I love glass teaware.
In many aspects glass is overshadowed by Yixing clay and fine Chinese porcelain, but I believe it scores on a couple of important points.
It is of course considerably cheaper, and if you want to fully appreciate the stretching and opening of your leaves, as well as the colour of the tea itself, then I think glass more than makes up for any shortcomings.
I spotted this teapot some time ago, but finally got around to buying it last week.
I bought the teapot from my favourite Swedish tea and teaware supplier, House of Tea, and paid 169 Swedish Crowns, which as of today equates to £15.50, US$18.97, or €17.41.

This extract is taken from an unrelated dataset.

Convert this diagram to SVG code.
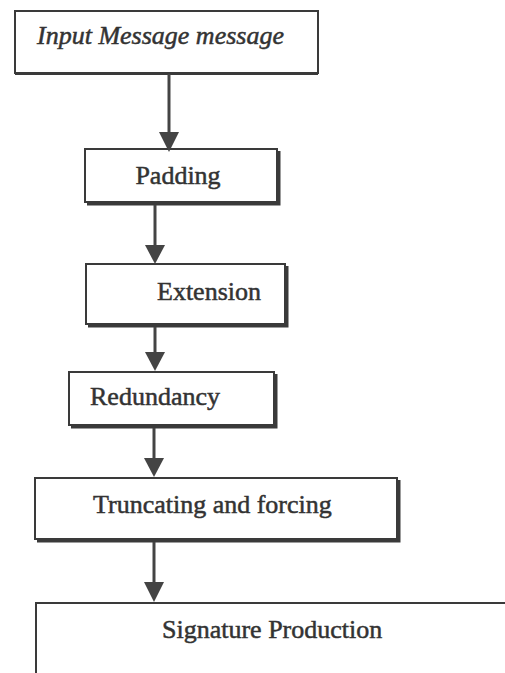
<svg xmlns="http://www.w3.org/2000/svg" width="505" height="673" viewBox="0 0 505 673">
<style>
.box{fill:#fff;stroke:#3a3a3a;stroke-width:2}
.sh{fill:none;stroke:#3a3a3a;stroke-width:3}
.t{font-family:"Liberation Serif","Times New Roman",serif;font-size:26px;fill:#333;stroke:#333;stroke-width:0.5}
.ti{font-style:italic}
.c{stroke:#444;stroke-width:3;fill:none}
.ah{fill:#444}
</style>
<rect width="505" height="673" fill="#fff"/>
<g id="input">
<rect class="box" x="15" y="11" width="303" height="62"/>
<path class="sh" d="M15 73.5 H318"/>
<text class="t ti" x="37" y="44">Input Message message</text>
</g>
<g id="padding">
<rect class="box" x="85" y="149" width="192" height="53"/>
<path class="sh" d="M279 151 V204 H87"/>
<text class="t" x="178" y="184" text-anchor="middle">Padding</text>
</g>
<g id="extension">
<rect class="box" x="86" y="264" width="199" height="60"/>
<path class="sh" d="M287 266 V326 H88"/>
<text class="t" x="157" y="300">Extension</text>
</g>
<g id="redundancy">
<rect class="box" x="69" y="372" width="205" height="53"/>
<path class="sh" d="M276 374 V427 H71"/>
<text class="t" x="90" y="405">Redundancy</text>
</g>
<g id="truncating">
<rect class="box" x="35" y="478" width="362" height="61"/>
<path class="sh" d="M399 480 V541 H37"/>
<text class="t" x="93" y="513">Truncating and forcing</text>
</g>
<g id="signature">
<path class="box" d="M36 673 V603 H510"/>
<text class="t" x="162" y="638">Signature Production</text>
</g>
<g id="connectors">
<path class="c" d="M169 74 V134"/>
<polygon class="ah" points="159,132 179,132 169,152"/>
<path class="c" d="M155 205 V247"/>
<polygon class="ah" points="145,245 165,245 155,264"/>
<path class="c" d="M155 327 V354"/>
<polygon class="ah" points="145,352 165,352 155,371"/>
<path class="c" d="M154 428 V460"/>
<polygon class="ah" points="144,458 164,458 154,477"/>
<path class="c" d="M154 542 V584"/>
<polygon class="ah" points="144,582 164,582 154,602"/>
</g>
</svg>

This was, however, the straw that broke the camel’s back – in order to fit even a pot of this size into the perilously overcrowded teaware cupboard, some of the less frequently used pots, gaiwans, and cups had to be relocated, which in turn meant that other stuff had to be moved, and so on.
This procedure culminated in a large pile of redundant bakeware forming on our living room floor. It’s still there, much to the amusement of the cat.
The pot is made from borosilicate glass, making it scratch resistant, and can withstand temperatures of up to 150°C, meaning it can be used for all classes of tea.
The capacity is 150 ml, making it about the same as a normal sized gaiwan, which in turn means that it is perfect for gong-fu style, flash steepings.
As you should be able to see from the pictures, it sports a clever spring loaded metal filter in the spout, which works very well indeed in keeping the main body of the leaves in the pot and out of your brew. I still use my tea strainer in tandem with the teapot, though, in order to obtain a crystal clear cup.
One thing I did find out very early on, though – if a bit of a leaf gets stuck behind the filter and is proving stubborn to flush out, although the filter easily unclips for removal and cleaning, it’s somewhat tricky to put it back into position. I found the best way to do this was with the aid of a tool I constructed from a paper-clip, allowing you to hold the filter in place on the inside of the pot, and then reach down the spout with your paper-clip tool in order to hook onto the filter and pull it out of the spout and clip it back into place.
The pot is very easy to use, and well balanced, even when full. I’ve found that a one-handed grip works best, with thumb and middle finger on the handle, and the first finger securing the lid. As with any good teapot covering the hole in the lid button will quickly stop the flow of tea.
It pours cleanly and evenly – you always feel in full control of the stream. I haven’t noticed any significant splashes, drips, or leaks from the spout, or where the lid meets the body of the teapot.
All in all an excellent little pot that is well on the way to becoming my go-to pot for everyday gong-fu style brewing.